## Begin

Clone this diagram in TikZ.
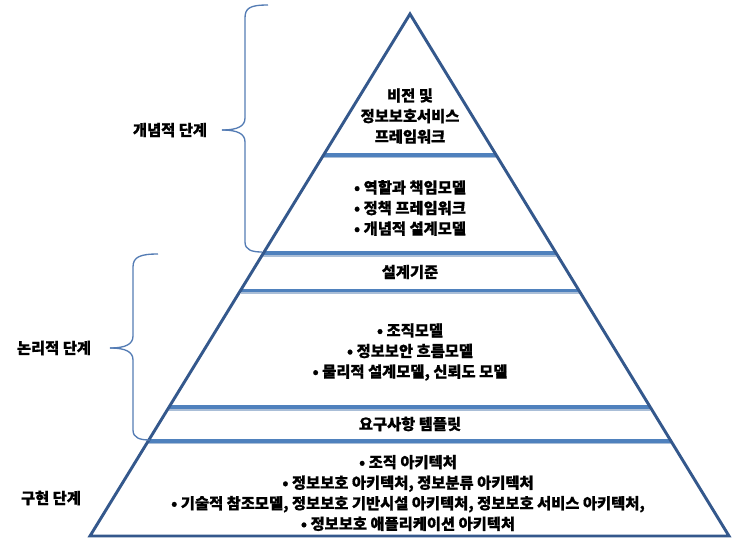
\documentclass[tikz,border=0pt]{standalone}
\usepackage{fontspec}
\newfontfamily\kr[FakeBold=0.7]{Noto Sans CJK KR}
\usetikzlibrary{calc}
\definecolor{edgeblue}{RGB}{52,88,140}
\definecolor{tierblue}{RGB}{79,129,189}
\definecolor{tiershade}{RGB}{170,190,215}
\definecolor{braceblue}{RGB}{84,124,180}
\tikzset{
  tier/.style={line width=2.4pt, tierblue,
    preaction={draw, tiershade, line width=2pt, transform canvas={yshift=-1.6pt}}},
  txt/.style={font=\kr\bfseries\fontsize{11.5}{15.4}\selectfont, align=center, inner sep=0pt},
  brc/.style={braceblue, line width=1pt}
}
\begin{document}
\begin{tikzpicture}[x=0.75pt, y=-0.75pt]
    \useasboundingbox (0,0) rectangle (750,542);
    \coordinate (apex) at (410,14);
    \coordinate (baseL) at (90,536);
    \coordinate (baseR) at (729,536);

    \foreach \t/\n in {0.270/1, 0.458/2, 0.529/3, 0.753/4, 0.818/5} {
      \coordinate (tier\n-west) at ($(apex)!\t!(baseL)$);
      \coordinate (tier\n-east) at ($(apex)!\t!(baseR)$);
      \draw[tier] (tier\n-west) -- (tier\n-east);
    }
    \draw[edgeblue, line width=2.2pt, line join=miter] (apex) -- (baseL) -- (baseR) -- cycle;

    \draw[brc] (268,5) .. controls (250,5) and (245,8) .. (245,18) -- (245,118) .. controls (245,126) and (238,130) .. (222,130);
    \draw[brc] (222,130) .. controls (238,130) and (245,134) .. (245,142) -- (245,242) .. controls (245,250) and (252,252) .. (262,252);
    \draw[brc] (158,254) .. controls (140,254) and (133,257) .. (133,267) -- (133,336) .. controls (133,344) and (126,348) .. (110,348);
    \draw[brc] (110,348) .. controls (126,348) and (133,352) .. (133,360) -- (133,430) .. controls (133,438) and (140,440) .. (150,440);

    \node[txt] (vision) at (410,116) {비전 및\\정보보호서비스\\프레임워크};
    \node[txt, align=left] (concept) at (410,208) {• 역할과 책임모델\\• 정책 프레임워크\\• 개념적 설계모델};
    \node[txt] (criteria) at (410,272) {설계기준};
    \node[txt] (models) at (410,352) {• 조직모델\\• 정보보안 흐름모델\\• 물리적 설계모델, 신뢰도 모델};
    \node[txt] (templ) at (410,424) {요구사항 템플릿};
    \node[txt] (archs) at (408,493) {• 조직 아키텍처\\• 정보보호 아키텍처, 정보분류 아키텍처\\• 기술적 참조모델, 정보보호 기반시설 아키텍처, 정보보호 서비스 아키텍처,\\• 정보보호 애플리케이션 아키텍처};

    \node[txt] (conceptual) at (170,130) {개념적 단계};
    \node[txt] (logical) at (54,348) {논리적 단계};
    \node[txt] (implement) at (51,498) {구현 단계};
  \end{tikzpicture}
\end{document}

## End

> **Task prompt**: Copy nothing but the lines from the top of the material through the line holding "(baseR) at (729,536);", exactly as written; omit pictures.

> **Result for this task**:
Clone this diagram in TikZ.
\documentclass[tikz,border=0pt]{standalone}
\usepackage{fontspec}
\newfontfamily\kr[FakeBold=0.7]{Noto Sans CJK KR}
\usetikzlibrary{calc}
\definecolor{edgeblue}{RGB}{52,88,140}
\definecolor{tierblue}{RGB}{79,129,189}
\definecolor{tiershade}{RGB}{170,190,215}
\definecolor{braceblue}{RGB}{84,124,180}
\tikzset{
  tier/.style={line width=2.4pt, tierblue,
    preaction={draw, tiershade, line width=2pt, transform canvas={yshift=-1.6pt}}},
  txt/.style={font=\kr\bfseries\fontsize{11.5}{15.4}\selectfont, align=center, inner sep=0pt},
  brc/.style={braceblue, line width=1pt}
}
\begin{document}
\begin{tikzpicture}[x=0.75pt, y=-0.75pt]
    \useasboundingbox (0,0) rectangle (750,542);
    \coordinate (apex) at (410,14);
    \coordinate (baseL) at (90,536);
    \coordinate (baseR) at (729,536);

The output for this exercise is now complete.